Fue entonces cuando se esclareció otro de los bulos que corrían sobre él: la fortuna que se decía que guardaba en casa no existía y era bastante pobre. Apenas se encontraron unos pocos dólares, una colección de bastones, un sable y el vestuario.
También había cartas escritas para la soberana británica, un telegrama falso del zar Alejandro II felicitándole por su inminente matrimonio con ella, antiguas acciones de una mina de oro y un puñado de bonos imperiales con un interés del siete por ciento que solía vender a los incautos turistas.
No extraña que se ganase como necrológica la misma frase que dijera el jefe de policía: «El Emperador Norton no mató a nadie, no robó a nadie, no se apoderó de la patria de nadie. De la mayoría de sus colegas no se puede decir lo mismo.»

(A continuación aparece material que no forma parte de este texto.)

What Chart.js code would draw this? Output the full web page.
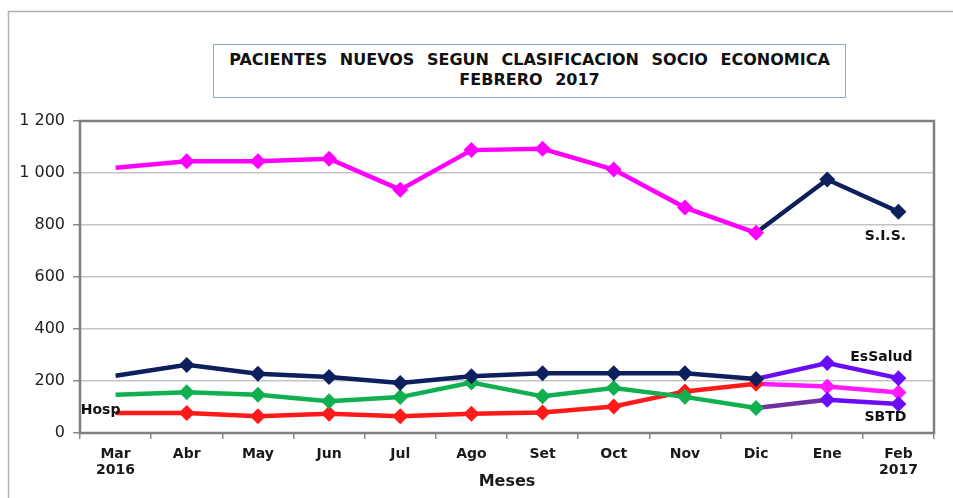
<!DOCTYPE html>
<html><head><meta charset="utf-8">
<script src="https://cdn.jsdelivr.net/npm/chart.js@4"></script>
<style>
html,body{margin:0;padding:0;background:#fff;}
#wrap{position:relative;width:953px;height:498px;overflow:hidden;}
canvas{position:absolute;left:0;top:0;}
#title{position:absolute;left:213px;top:44px;width:633px;height:54px;border:1.5px solid #8eaadb;box-sizing:border-box;
 font-family:"DejaVu Sans";font-weight:bold;font-size:16px;text-align:center;line-height:20px;padding-top:5px;word-spacing:7px;color:#111;background:#fff;}
</style></head>
<body>
<div id="wrap">
<canvas id="c" width="953" height="498"></canvas>
<div id="title">PACIENTES NUEVOS SEGUN CLASIFICACION SOCIO ECONOMICA<br>FEBRERO 2017</div>
</div>
<script>
const months = [['Mar','2016'],'Abr','May','Jun','Jul','Ago','Set','Oct','Nov','Dic','Ene',['Feb','2017']];
const yTicks = [0,200,400,600,800,1000,1200];

const sisPink       = [1020,1045,1045,1055,936,1088,1093,1013,867,770,null,null];
const sisNavy       = [null,null,null,null,null,null,null,null,null,770,975,851];
const essaludNavy   = [220,262,228,215,192,218,230,230,230,208,null,null];
const essaludViolet = [null,null,null,null,null,null,null,null,null,208,269,211];
const sbtdGreen     = [147,157,147,122,138,194,141,173,139,96,null,null];
const sbtdViolet    = [null,null,null,null,null,null,null,null,null,96,128,112];
const hospRed       = [77,77,64,74,64,74,79,102,160,189,null,null];
const hospPink      = [null,null,null,null,null,null,null,null,null,189,179,156];

const seriesLabels = [
  {text:'S.I.S.',  ds:1, idx:11, dx:-13, dy:25},
  {text:'EsSalud', ds:3, idx:11, dx:-17, dy:-21},
  {text:'SBTD',    ds:5, idx:11, dx:-13, dy:13},
  {text:'Hosp',    ds:6, idx:0,  dx:-15, dy:-3}
];

function firstIdx(arr){ return arr.findIndex(v => v !== null); }
function mk(data, color, extra){
  const f = firstIdx(data);
  return Object.assign({
    data, borderColor:color, backgroundColor:color, borderWidth:4.5,
    pointStyle:'rectRot', pointBorderWidth:0,
    pointRadius: c => c.dataIndex === f ? 0 : 8,
    pointBackgroundColor: color, spanGaps:false, tension:0, clip:false
  }, extra||{});
}

const framePlugin = {
  id:'frame',
  beforeDraw(chart){
    const c = chart.ctx; c.save();
    c.strokeStyle = '#b3b3b3'; c.lineWidth = 1.5;
    c.beginPath(); c.moveTo(8.5,498); c.lineTo(8.5,11.5); c.lineTo(953,11.5); c.stroke();
    c.restore();
  },
  beforeDatasetsDraw(chart){
    const a = chart.chartArea, c = chart.ctx; c.save();
    c.strokeStyle = '#7f7f7f'; c.lineWidth = 2.5;
    c.strokeRect(a.left, a.top, a.right - a.left, a.bottom - a.top);
    c.restore();
  },
  afterDatasetsDraw(chart){
    const c = chart.ctx; c.save();
    c.font = 'bold 14px "DejaVu Sans"'; c.fillStyle = '#111';
    c.textAlign = 'center'; c.textBaseline = 'middle';
    seriesLabels.forEach(l => {
      const p = chart.getDatasetMeta(l.ds).data[l.idx];
      c.fillText(l.text, p.x + l.dx, p.y + l.dy);
    });
    c.restore();
  }
};

new Chart(document.getElementById('c'), {
  type:'line',
  data:{ labels: months, datasets:[
    mk(sisPink, '#ff00ff'),
    mk(sisNavy, '#0d1f5c'),
    mk(essaludNavy, '#0d1f5c'),
    mk(essaludViolet, '#6a0cf5'),
    mk(sbtdGreen, '#10b050'),
    mk(sbtdViolet, '#6a0cf5', {segment:{borderColor: s => s.p0DataIndex === 9 ? '#7030a0' : '#6a0cf5'}}),
    mk(hospRed, '#ff1a1a'),
    mk(hospPink, '#ff1aff')
  ]},
  options:{
    responsive:false, animation:false, events:[],
    layout:{padding:{top:121, right:19, left:0, bottom:0}},
    plugins:{legend:{display:false}, tooltip:{enabled:false}, title:{display:false}},
    scales:{
      x:{
        offset:true,
        afterFit: s => { s.height = 65; },
        grid:{offset:true, drawOnChartArea:false, drawTicks:true, tickLength:6, tickColor:'#8c8c8c', lineWidth:1.5},
        border:{display:false},
        ticks:{font:{family:'DejaVu Sans', size:14, weight:'bold', lineHeight:1.1}, color:'#1a1a1a', padding:8, maxRotation:0, autoSkip:false},
        title:{display:true, text:'Meses', font:{family:'DejaVu Sans', size:16, weight:'bold'}, color:'#1a1a1a', padding:{top:0,bottom:7}}
      },
      y:{
        min:0, max:1200,
        afterFit: s => { s.width = 80; },
        afterBuildTicks: s => { s.ticks = yTicks.map(v => ({value:v})); },
        grid:{color:'#c4c4c4', lineWidth:1.5, tickLength:7, tickColor:'#8c8c8c'},
        border:{display:false},
        ticks:{font:{family:'DejaVu Sans', size:16}, color:'#222', padding:8,
          callback: v => String(v).replace(/\B(?=(\d{3})+(?!\d))/g, ' ')}
      }
    }
  },
  plugins:[framePlugin]
});
</script>
</body></html>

Fue enterrado en el Cementerio Masónico, si bien más tarde, en 1934, ese camposanto se trasladó a Woodlaw y con él sus restos mortales. Su memoria prevalece gracias a relatos, entre otros, de Mark Twain (que lo reseña en Las aventuras de Huckelberry Finn) y Robert Louis Stevenson (en Los traficantes de naufragios, aparte de que su hija le conoció personalmente) y parece que en 2018 la ciudad de San Francisco celebrará por todo lo alto el bicentenario de su nacimiento.